-- Exercise objective --
Repeat exactly the lines from the start through the line with "1.97, 1.65, 3.35]", both ends included.

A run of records
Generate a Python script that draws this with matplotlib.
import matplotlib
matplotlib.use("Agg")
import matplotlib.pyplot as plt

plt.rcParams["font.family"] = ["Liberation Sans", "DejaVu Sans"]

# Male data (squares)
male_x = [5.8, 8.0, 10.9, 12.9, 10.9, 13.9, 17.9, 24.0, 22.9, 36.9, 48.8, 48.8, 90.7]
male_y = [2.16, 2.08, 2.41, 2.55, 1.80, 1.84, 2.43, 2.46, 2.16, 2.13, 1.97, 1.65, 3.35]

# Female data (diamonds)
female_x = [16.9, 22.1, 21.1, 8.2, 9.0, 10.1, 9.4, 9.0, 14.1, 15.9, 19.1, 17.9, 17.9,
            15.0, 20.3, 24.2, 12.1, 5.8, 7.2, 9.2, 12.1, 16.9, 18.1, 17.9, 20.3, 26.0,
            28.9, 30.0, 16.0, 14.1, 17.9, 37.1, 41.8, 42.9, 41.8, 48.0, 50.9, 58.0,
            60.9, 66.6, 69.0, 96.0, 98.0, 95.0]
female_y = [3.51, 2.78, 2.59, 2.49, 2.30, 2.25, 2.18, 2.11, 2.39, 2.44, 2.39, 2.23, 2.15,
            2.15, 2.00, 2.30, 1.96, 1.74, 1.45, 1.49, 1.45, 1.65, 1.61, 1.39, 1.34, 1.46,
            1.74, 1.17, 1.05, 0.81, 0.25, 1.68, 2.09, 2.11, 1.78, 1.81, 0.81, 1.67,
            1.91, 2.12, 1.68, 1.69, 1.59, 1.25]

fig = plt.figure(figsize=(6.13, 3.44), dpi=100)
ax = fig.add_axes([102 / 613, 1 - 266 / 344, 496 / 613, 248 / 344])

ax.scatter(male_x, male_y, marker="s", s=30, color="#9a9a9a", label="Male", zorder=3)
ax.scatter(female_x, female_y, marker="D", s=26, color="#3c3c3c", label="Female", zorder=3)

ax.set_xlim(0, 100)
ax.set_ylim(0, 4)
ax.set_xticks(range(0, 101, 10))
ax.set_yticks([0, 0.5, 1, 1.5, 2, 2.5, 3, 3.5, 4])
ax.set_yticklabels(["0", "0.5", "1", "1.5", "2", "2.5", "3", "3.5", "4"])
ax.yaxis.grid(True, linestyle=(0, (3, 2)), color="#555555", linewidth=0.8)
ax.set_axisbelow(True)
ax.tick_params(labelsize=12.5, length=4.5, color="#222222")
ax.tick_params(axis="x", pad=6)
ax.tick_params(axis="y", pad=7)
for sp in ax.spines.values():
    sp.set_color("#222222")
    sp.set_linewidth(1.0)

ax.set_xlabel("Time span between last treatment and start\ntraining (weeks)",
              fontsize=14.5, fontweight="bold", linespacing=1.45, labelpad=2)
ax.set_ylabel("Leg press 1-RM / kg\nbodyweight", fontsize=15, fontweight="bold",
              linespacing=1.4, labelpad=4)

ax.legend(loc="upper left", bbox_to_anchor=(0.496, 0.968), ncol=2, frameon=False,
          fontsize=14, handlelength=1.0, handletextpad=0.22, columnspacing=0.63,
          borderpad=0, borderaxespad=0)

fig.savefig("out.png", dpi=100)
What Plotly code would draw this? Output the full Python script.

-- Answer to the exercise --
Generate a Python script that draws this with matplotlib.
import matplotlib
matplotlib.use("Agg")
import matplotlib.pyplot as plt

plt.rcParams["font.family"] = ["Liberation Sans", "DejaVu Sans"]

# Male data (squares)
male_x = [5.8, 8.0, 10.9, 12.9, 10.9, 13.9, 17.9, 24.0, 22.9, 36.9, 48.8, 48.8, 90.7]
male_y = [2.16, 2.08, 2.41, 2.55, 1.80, 1.84, 2.43, 2.46, 2.16, 2.13, 1.97, 1.65, 3.35]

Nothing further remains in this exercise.